As denúncias, em 2006, de tortura e maus-tratos a moradores de rua em Paranaguá não deram praticamente nenhum resultado até agora. Segundo o Ministério Público, o inquérito policial feito na época foi arquivado e sobrou apenas uma ação civil pública proposta pelos promotores, que pedem a destituição dos guardas municipais envolvidos e indenização para as vítimas. Na época, um dos principais envolvidos na defesa dos mendigos foi o padre Adelir de Carli, morto após uma mal-sucedida tentativa de viajar a Dourados (MS) içado por balões de gás.

Batalha contra a dependência química

Fábio Alexandre
Ana L&uacut,e;cia: “Erguer a cabeça”.

A dependência química -principalmente de álcool e crack – é o problema mais recorrente entre os moradores de rua de Paranaguá. Para muitos, é justamente o principal motivo que levou a pessoa a viver nas ruas. É o caso de Ana Lúcia Cardoso. Ela chegou no litoral paranaense há 12 anos, vinda de Santos (SP). Teve quatro filhos e o marido foi preso. Depois, acabou se viciando em crack e perdeu até a casa em que morava por causa da droga.

Hoje, Ana está no albergue do município, tentando retomar a vida que tinha antes. “É a minha última chance”, diz. “Faz quatro meses que estou aqui. Nesse tempo não coloquei nenhuma química na minha boca.” Esperançosa, ela conta que tem visitado os filhos regularmente no Lar dos Meninos e que pretende, no futuro, ajudar outras pessoas a “sair dessa vida”.

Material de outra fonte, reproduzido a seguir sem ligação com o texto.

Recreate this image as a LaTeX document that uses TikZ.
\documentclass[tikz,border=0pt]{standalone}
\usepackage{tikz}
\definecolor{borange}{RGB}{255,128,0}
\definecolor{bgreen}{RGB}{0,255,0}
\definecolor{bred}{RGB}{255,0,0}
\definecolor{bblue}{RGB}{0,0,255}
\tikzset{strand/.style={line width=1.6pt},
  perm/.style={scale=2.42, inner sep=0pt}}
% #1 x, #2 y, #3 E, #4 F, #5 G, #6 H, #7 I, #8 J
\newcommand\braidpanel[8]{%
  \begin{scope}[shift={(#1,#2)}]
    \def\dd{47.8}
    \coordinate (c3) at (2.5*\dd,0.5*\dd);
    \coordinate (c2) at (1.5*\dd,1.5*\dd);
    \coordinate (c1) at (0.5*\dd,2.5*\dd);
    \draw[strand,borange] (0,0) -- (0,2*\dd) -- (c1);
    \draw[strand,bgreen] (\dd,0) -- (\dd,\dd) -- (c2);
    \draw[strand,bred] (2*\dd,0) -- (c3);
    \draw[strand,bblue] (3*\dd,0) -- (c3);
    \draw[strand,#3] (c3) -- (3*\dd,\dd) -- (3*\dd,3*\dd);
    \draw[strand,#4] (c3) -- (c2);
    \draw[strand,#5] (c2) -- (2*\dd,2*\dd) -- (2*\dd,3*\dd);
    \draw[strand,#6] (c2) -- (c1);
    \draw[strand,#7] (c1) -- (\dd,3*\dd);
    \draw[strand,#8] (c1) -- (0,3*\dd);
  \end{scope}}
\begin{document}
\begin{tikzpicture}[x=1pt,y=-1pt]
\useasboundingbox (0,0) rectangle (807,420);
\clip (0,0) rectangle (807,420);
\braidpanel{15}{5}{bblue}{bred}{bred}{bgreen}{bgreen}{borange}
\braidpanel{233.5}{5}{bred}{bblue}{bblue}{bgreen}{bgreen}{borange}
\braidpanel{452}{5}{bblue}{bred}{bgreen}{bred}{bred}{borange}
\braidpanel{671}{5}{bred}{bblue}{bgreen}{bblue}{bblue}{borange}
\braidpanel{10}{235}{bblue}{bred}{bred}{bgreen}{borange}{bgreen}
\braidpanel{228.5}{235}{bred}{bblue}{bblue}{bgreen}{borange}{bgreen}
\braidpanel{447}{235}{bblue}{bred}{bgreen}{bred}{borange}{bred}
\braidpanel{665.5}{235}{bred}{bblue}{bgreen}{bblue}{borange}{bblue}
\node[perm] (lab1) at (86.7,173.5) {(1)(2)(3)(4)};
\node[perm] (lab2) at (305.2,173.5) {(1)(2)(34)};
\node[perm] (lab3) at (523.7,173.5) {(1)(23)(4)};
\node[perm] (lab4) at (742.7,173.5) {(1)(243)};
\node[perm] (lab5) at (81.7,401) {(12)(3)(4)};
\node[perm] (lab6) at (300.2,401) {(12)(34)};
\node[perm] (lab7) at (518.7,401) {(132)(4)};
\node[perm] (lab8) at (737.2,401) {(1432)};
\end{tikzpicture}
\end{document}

Nem todos os albergados, porém, podem ficar todo esse tempo lá. Segundo a diretora do Departamento de Proteção Social Básica, Sílvia Correia, o prazo máximo para a maioria é de apenas três dias. As exceções são tratadas caso a caso. Se o morador, por exemplo, estiver retomando contato com a família, ou demonstrar vontade de deixar as ruas, pode ficar por mais tempo.

“As pessoas aqui correm atrás de serviço, saem daqui arrumados, mas voltam tristes”, afirma Cardoso. Ela acredita que a principal causa disso é o preconceito das pessoas. Mas há exceções: “Um aqui está trabalhando em um açougue”, diz. Destino que ela espera compartilhar: “O que quero hoje em dia é erguer a cabeça e começar um novo caminho”.